Technically the reason tweeters are the parts killed when an amplifier is pushed beyond it's capability is the clipping waveform (if you could see it on an oscilloscope) the top and bottom of the waves in the waveform get cut straight across as the wave exceeds the range it can be amplified properly. So those cut off parts are squared off 'hard' in most solid state amps. The 'square' corners are actually a higher frequency part, that should not be like that. (tube amps tend to 'clip with rounded 'square' clipping, so they are gentler on the speakers tweeters, and have what is called 'soft clipping'.)

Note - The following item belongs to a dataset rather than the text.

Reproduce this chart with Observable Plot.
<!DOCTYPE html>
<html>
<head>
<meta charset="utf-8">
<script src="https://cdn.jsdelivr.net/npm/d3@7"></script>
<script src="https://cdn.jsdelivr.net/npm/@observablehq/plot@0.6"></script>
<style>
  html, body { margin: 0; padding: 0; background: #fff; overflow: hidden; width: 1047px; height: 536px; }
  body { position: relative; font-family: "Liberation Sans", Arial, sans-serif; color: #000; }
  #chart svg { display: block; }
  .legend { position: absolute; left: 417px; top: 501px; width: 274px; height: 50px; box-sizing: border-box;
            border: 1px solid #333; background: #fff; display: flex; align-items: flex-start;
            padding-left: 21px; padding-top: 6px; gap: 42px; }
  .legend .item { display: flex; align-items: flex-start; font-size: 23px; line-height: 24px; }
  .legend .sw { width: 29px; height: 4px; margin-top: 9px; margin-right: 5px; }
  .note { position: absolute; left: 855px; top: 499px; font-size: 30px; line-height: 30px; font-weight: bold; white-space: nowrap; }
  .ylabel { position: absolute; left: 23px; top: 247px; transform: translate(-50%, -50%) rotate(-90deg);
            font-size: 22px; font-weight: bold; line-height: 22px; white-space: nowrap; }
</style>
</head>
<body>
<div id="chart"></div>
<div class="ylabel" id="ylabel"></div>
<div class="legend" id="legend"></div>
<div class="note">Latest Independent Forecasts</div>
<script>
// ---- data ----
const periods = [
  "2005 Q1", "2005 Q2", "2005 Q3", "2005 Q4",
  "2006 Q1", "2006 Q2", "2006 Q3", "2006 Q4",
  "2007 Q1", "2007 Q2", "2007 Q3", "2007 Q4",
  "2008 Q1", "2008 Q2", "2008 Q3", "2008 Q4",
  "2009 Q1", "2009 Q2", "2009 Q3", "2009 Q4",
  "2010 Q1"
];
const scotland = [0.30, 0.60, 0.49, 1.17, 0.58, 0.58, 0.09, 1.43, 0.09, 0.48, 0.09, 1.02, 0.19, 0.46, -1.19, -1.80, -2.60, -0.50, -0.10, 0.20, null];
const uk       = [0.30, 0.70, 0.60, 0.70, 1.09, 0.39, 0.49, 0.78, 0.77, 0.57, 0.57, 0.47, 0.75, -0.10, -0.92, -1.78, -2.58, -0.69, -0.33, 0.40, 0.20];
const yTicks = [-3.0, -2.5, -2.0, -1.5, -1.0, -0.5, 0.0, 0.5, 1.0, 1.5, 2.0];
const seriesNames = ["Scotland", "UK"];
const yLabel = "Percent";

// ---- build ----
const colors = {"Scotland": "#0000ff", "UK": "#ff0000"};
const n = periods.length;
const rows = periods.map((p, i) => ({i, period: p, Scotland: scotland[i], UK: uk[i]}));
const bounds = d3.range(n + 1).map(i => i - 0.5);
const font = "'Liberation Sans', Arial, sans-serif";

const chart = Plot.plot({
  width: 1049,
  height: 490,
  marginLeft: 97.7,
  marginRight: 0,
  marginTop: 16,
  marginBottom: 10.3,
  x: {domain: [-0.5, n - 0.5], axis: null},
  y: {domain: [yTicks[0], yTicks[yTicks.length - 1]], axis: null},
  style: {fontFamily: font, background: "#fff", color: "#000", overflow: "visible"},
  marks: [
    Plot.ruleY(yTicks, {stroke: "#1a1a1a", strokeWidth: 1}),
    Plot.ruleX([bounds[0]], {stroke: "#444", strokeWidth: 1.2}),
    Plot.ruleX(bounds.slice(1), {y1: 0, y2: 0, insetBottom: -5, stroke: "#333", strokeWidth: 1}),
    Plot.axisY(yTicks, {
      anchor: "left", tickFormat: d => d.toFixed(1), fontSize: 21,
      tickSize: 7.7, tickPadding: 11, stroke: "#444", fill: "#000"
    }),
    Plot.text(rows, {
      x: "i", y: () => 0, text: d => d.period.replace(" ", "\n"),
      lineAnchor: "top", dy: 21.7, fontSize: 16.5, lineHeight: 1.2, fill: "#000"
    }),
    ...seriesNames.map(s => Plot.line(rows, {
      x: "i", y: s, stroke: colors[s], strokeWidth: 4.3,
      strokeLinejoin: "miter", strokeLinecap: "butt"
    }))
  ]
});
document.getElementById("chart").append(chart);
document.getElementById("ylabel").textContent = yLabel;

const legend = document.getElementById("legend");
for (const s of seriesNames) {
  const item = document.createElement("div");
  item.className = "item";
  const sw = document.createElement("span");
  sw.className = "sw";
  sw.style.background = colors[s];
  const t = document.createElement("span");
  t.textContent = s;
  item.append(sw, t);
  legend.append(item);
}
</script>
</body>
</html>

The tweeters usually carry only a tiny part of the total signal, and are safely designed to only carry a few (up to a few dozen) watts of power, even in really powerful speakers, So those cut off waveforms suddenly are sending really a LOT of wattage in high frequency content to the speakers, and your tweeters overheat fast, and die.
Even only a few minutes of clipping hard with an underpowered solid state amp can fry the tweeters.
An amplifier with way more power than the speaker can handle, will not burn out the tweeters. It may blow up the speakers, (along with your hearing) but not just the tweeters.) and if it is really super loud for only a short time, the speakers can survive (because the entire speaker parts, all coils, and crossover parts are equally being stressed/heated). so too much power is ALWAYS better than clipping.